Helvering v. Davis, 301 U.S. 619 (1937), was a decision by the United States Supreme Court, which held that Social Security was constitutionally permissible as an exercise of the federal power to spend for the general welfare, and did not contravene the 10th Amendment. The Court’s 7–2 decision defended the constitutionality of the Social Security Act of 1935, requiring only that welfare spending be for the common benefit as distinguished from some mere local purpose. It affirmed a District Court decree that held that the tax upon employees was not properly at issue, and that the tax upon employers was constitutional.

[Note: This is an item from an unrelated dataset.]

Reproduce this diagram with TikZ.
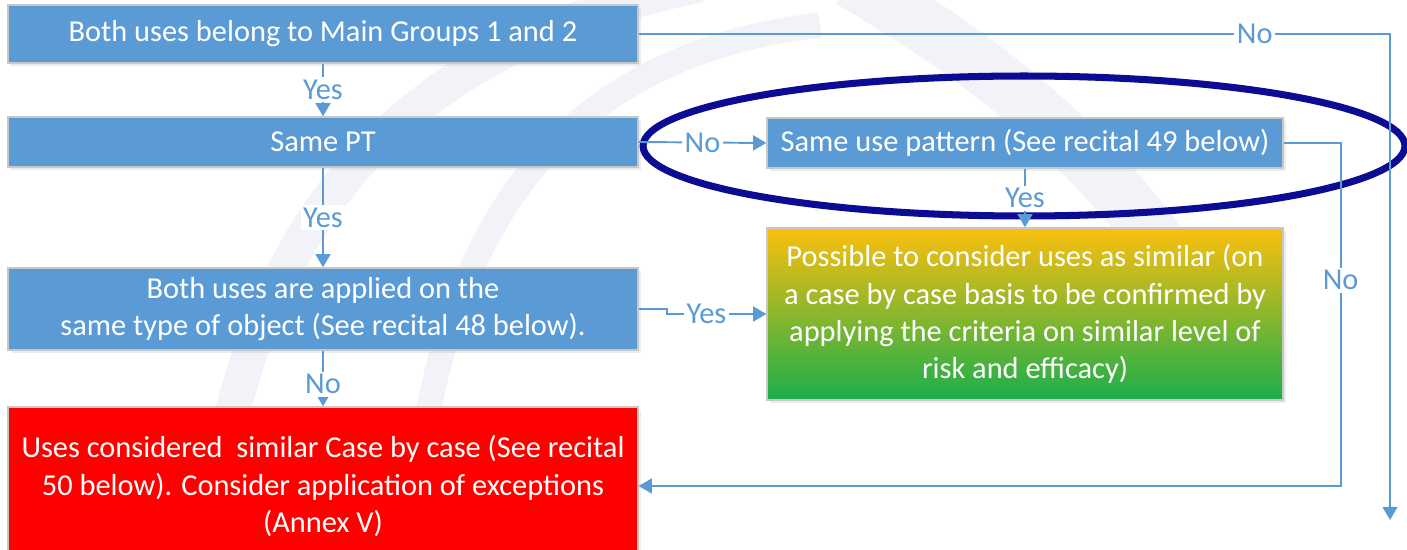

Helvering upheld the constitutionality of Social Security on the basis that Congress has a general power to spend on whatever it deems to be in the general welfare.
This ruling completely upended the system of enumerated powers, in which Congress only had the powers delegated to it by the Constitution, and eviscerated the Tenth Amendment that restricted the federal government to its defined roles.
Since Helvering, Congress can spend money on anything it wants, facilitating the welfare state and the immense growth of the federal government in the last 80 years. If I had to make a rough estimate, I’d say about 75% or more of the spending currently done by the federal government relies on this holding in Helvering, making the overwhelming majority of what the federal government does unconstitutional.
Thus, Helvering is the central case that flipped the system from limiting the government to what is explicitly allowed to permitting anything that isn’t explicitly banned — effectively ending federalism.